__Direction__
Copy out the complete listing, word for word.

-.-.-

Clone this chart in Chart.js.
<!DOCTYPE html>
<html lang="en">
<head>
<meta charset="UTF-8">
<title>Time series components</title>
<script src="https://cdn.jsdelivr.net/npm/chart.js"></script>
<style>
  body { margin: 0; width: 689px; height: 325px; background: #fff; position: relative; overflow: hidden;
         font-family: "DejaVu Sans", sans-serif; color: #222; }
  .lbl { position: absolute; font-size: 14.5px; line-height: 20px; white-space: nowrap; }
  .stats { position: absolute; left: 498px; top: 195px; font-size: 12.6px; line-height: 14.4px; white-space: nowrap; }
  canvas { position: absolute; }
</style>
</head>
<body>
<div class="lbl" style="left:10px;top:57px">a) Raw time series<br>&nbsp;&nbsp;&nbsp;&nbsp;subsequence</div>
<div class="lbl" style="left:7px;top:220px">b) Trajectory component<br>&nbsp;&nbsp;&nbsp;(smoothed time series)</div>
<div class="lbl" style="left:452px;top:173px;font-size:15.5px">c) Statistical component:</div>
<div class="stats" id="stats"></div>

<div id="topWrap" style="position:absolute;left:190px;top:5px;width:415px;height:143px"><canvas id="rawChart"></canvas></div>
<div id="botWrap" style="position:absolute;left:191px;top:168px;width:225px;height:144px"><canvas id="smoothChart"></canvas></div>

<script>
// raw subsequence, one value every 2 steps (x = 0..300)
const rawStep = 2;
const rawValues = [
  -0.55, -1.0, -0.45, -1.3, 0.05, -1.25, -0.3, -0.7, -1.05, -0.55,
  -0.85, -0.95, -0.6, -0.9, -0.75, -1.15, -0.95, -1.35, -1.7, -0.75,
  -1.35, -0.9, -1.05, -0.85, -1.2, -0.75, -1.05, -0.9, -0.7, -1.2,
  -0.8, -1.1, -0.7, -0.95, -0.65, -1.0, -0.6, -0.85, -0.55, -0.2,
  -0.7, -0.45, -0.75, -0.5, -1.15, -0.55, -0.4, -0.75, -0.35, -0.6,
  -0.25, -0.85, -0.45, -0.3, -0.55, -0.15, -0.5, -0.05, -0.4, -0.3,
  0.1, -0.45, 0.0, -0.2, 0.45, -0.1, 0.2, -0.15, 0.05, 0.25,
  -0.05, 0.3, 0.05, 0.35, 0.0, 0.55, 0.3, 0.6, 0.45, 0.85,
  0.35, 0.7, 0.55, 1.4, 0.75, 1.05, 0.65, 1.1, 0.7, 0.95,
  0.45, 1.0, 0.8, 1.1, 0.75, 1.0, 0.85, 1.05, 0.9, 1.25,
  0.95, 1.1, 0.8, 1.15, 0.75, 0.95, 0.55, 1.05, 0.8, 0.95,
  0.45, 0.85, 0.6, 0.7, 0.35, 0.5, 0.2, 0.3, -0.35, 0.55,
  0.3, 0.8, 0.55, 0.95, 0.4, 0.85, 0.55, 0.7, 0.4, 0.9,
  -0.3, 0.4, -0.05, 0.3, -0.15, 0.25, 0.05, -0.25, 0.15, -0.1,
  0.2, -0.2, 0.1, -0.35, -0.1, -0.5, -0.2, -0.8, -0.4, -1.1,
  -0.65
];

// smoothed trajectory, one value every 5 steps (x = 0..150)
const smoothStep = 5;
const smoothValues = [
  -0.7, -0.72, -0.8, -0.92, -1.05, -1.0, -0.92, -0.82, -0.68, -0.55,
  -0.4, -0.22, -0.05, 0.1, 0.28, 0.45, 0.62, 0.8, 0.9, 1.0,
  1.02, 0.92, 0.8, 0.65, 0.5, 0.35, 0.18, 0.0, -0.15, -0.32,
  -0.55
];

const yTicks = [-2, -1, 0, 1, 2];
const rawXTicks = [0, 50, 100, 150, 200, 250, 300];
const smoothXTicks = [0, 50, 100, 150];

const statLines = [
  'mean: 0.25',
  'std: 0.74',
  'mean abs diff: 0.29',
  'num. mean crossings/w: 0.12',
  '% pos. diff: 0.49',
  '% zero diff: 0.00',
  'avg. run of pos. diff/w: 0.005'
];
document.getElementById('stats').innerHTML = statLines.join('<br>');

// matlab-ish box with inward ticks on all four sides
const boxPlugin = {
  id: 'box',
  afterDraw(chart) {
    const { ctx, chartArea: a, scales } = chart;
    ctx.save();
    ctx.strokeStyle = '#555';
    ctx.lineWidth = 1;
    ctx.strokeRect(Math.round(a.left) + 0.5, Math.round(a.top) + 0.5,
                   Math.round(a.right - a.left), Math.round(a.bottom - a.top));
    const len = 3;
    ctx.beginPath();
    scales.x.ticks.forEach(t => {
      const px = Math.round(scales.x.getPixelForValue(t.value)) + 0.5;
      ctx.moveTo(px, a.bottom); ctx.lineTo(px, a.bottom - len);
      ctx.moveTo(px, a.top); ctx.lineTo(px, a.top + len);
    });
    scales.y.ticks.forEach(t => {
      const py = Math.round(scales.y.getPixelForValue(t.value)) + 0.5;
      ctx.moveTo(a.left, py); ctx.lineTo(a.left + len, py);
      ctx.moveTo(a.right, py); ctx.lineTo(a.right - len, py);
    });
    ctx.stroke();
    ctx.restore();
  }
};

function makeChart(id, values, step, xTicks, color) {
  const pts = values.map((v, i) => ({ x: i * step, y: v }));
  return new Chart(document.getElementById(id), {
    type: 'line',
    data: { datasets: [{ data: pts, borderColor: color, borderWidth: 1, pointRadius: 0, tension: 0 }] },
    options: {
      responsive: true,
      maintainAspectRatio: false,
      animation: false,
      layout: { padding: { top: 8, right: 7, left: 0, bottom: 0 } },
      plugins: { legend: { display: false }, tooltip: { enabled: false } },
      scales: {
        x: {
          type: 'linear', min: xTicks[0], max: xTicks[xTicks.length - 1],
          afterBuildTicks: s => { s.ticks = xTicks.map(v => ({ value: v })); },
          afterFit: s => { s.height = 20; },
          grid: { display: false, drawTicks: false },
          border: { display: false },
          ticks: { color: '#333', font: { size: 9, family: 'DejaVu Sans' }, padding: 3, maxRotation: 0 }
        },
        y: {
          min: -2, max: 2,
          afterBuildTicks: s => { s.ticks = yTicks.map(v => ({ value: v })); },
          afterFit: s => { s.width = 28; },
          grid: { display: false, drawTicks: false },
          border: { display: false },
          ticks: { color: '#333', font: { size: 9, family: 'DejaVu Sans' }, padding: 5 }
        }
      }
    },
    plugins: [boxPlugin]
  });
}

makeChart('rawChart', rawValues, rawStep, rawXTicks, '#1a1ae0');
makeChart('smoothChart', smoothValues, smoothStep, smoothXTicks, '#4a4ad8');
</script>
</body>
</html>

-.-.-

__Output for this exercise__
Clone this chart in Chart.js.
<!DOCTYPE html>
<html lang="en">
<head>
<meta charset="UTF-8">
<title>Time series components</title>
<script src="https://cdn.jsdelivr.net/npm/chart.js"></script>
<style>
  body { margin: 0; width: 689px; height: 325px; background: #fff; position: relative; overflow: hidden;
         font-family: "DejaVu Sans", sans-serif; color: #222; }
  .lbl { position: absolute; font-size: 14.5px; line-height: 20px; white-space: nowrap; }
  .stats { position: absolute; left: 498px; top: 195px; font-size: 12.6px; line-height: 14.4px; white-space: nowrap; }
  canvas { position: absolute; }
</style>
</head>
<body>
<div class="lbl" style="left:10px;top:57px">a) Raw time series<br>&nbsp;&nbsp;&nbsp;&nbsp;subsequence</div>
<div class="lbl" style="left:7px;top:220px">b) Trajectory component<br>&nbsp;&nbsp;&nbsp;(smoothed time series)</div>
<div class="lbl" style="left:452px;top:173px;font-size:15.5px">c) Statistical component:</div>
<div class="stats" id="stats"></div>

<div id="topWrap" style="position:absolute;left:190px;top:5px;width:415px;height:143px"><canvas id="rawChart"></canvas></div>
<div id="botWrap" style="position:absolute;left:191px;top:168px;width:225px;height:144px"><canvas id="smoothChart"></canvas></div>

<script>
// raw subsequence, one value every 2 steps (x = 0..300)
const rawStep = 2;
const rawValues = [
  -0.55, -1.0, -0.45, -1.3, 0.05, -1.25, -0.3, -0.7, -1.05, -0.55,
  -0.85, -0.95, -0.6, -0.9, -0.75, -1.15, -0.95, -1.35, -1.7, -0.75,
  -1.35, -0.9, -1.05, -0.85, -1.2, -0.75, -1.05, -0.9, -0.7, -1.2,
  -0.8, -1.1, -0.7, -0.95, -0.65, -1.0, -0.6, -0.85, -0.55, -0.2,
  -0.7, -0.45, -0.75, -0.5, -1.15, -0.55, -0.4, -0.75, -0.35, -0.6,
  -0.25, -0.85, -0.45, -0.3, -0.55, -0.15, -0.5, -0.05, -0.4, -0.3,
  0.1, -0.45, 0.0, -0.2, 0.45, -0.1, 0.2, -0.15, 0.05, 0.25,
  -0.05, 0.3, 0.05, 0.35, 0.0, 0.55, 0.3, 0.6, 0.45, 0.85,
  0.35, 0.7, 0.55, 1.4, 0.75, 1.05, 0.65, 1.1, 0.7, 0.95,
  0.45, 1.0, 0.8, 1.1, 0.75, 1.0, 0.85, 1.05, 0.9, 1.25,
  0.95, 1.1, 0.8, 1.15, 0.75, 0.95, 0.55, 1.05, 0.8, 0.95,
  0.45, 0.85, 0.6, 0.7, 0.35, 0.5, 0.2, 0.3, -0.35, 0.55,
  0.3, 0.8, 0.55, 0.95, 0.4, 0.85, 0.55, 0.7, 0.4, 0.9,
  -0.3, 0.4, -0.05, 0.3, -0.15, 0.25, 0.05, -0.25, 0.15, -0.1,
  0.2, -0.2, 0.1, -0.35, -0.1, -0.5, -0.2, -0.8, -0.4, -1.1,
  -0.65
];

// smoothed trajectory, one value every 5 steps (x = 0..150)
const smoothStep = 5;
const smoothValues = [
  -0.7, -0.72, -0.8, -0.92, -1.05, -1.0, -0.92, -0.82, -0.68, -0.55,
  -0.4, -0.22, -0.05, 0.1, 0.28, 0.45, 0.62, 0.8, 0.9, 1.0,
  1.02, 0.92, 0.8, 0.65, 0.5, 0.35, 0.18, 0.0, -0.15, -0.32,
  -0.55
];

const yTicks = [-2, -1, 0, 1, 2];
const rawXTicks = [0, 50, 100, 150, 200, 250, 300];
const smoothXTicks = [0, 50, 100, 150];

const statLines = [
  'mean: 0.25',
  'std: 0.74',
  'mean abs diff: 0.29',
  'num. mean crossings/w: 0.12',
  '% pos. diff: 0.49',
  '% zero diff: 0.00',
  'avg. run of pos. diff/w: 0.005'
];
document.getElementById('stats').innerHTML = statLines.join('<br>');

// matlab-ish box with inward ticks on all four sides
const boxPlugin = {
  id: 'box',
  afterDraw(chart) {
    const { ctx, chartArea: a, scales } = chart;
    ctx.save();
    ctx.strokeStyle = '#555';
    ctx.lineWidth = 1;
    ctx.strokeRect(Math.round(a.left) + 0.5, Math.round(a.top) + 0.5,
                   Math.round(a.right - a.left), Math.round(a.bottom - a.top));
    const len = 3;
    ctx.beginPath();
    scales.x.ticks.forEach(t => {
      const px = Math.round(scales.x.getPixelForValue(t.value)) + 0.5;
      ctx.moveTo(px, a.bottom); ctx.lineTo(px, a.bottom - len);
      ctx.moveTo(px, a.top); ctx.lineTo(px, a.top + len);
    });
    scales.y.ticks.forEach(t => {
      const py = Math.round(scales.y.getPixelForValue(t.value)) + 0.5;
      ctx.moveTo(a.left, py); ctx.lineTo(a.left + len, py);
      ctx.moveTo(a.right, py); ctx.lineTo(a.right - len, py);
    });
    ctx.stroke();
    ctx.restore();
  }
};

function makeChart(id, values, step, xTicks, color) {
  const pts = values.map((v, i) => ({ x: i * step, y: v }));
  return new Chart(document.getElementById(id), {
    type: 'line',
    data: { datasets: [{ data: pts, borderColor: color, borderWidth: 1, pointRadius: 0, tension: 0 }] },
    options: {
      responsive: true,
      maintainAspectRatio: false,
      animation: false,
      layout: { padding: { top: 8, right: 7, left: 0, bottom: 0 } },
      plugins: { legend: { display: false }, tooltip: { enabled: false } },
      scales: {
        x: {
          type: 'linear', min: xTicks[0], max: xTicks[xTicks.length - 1],
          afterBuildTicks: s => { s.ticks = xTicks.map(v => ({ value: v })); },
          afterFit: s => { s.height = 20; },
          grid: { display: false, drawTicks: false },
          border: { display: false },
          ticks: { color: '#333', font: { size: 9, family: 'DejaVu Sans' }, padding: 3, maxRotation: 0 }
        },
        y: {
          min: -2, max: 2,
          afterBuildTicks: s => { s.ticks = yTicks.map(v => ({ value: v })); },
          afterFit: s => { s.width = 28; },
          grid: { display: false, drawTicks: false },
          border: { display: false },
          ticks: { color: '#333', font: { size: 9, family: 'DejaVu Sans' }, padding: 5 }
        }
      }
    },
    plugins: [boxPlugin]
  });
}

makeChart('rawChart', rawValues, rawStep, rawXTicks, '#1a1ae0');
makeChart('smoothChart', smoothValues, smoothStep, smoothXTicks, '#4a4ad8');
</script>
</body>
</html>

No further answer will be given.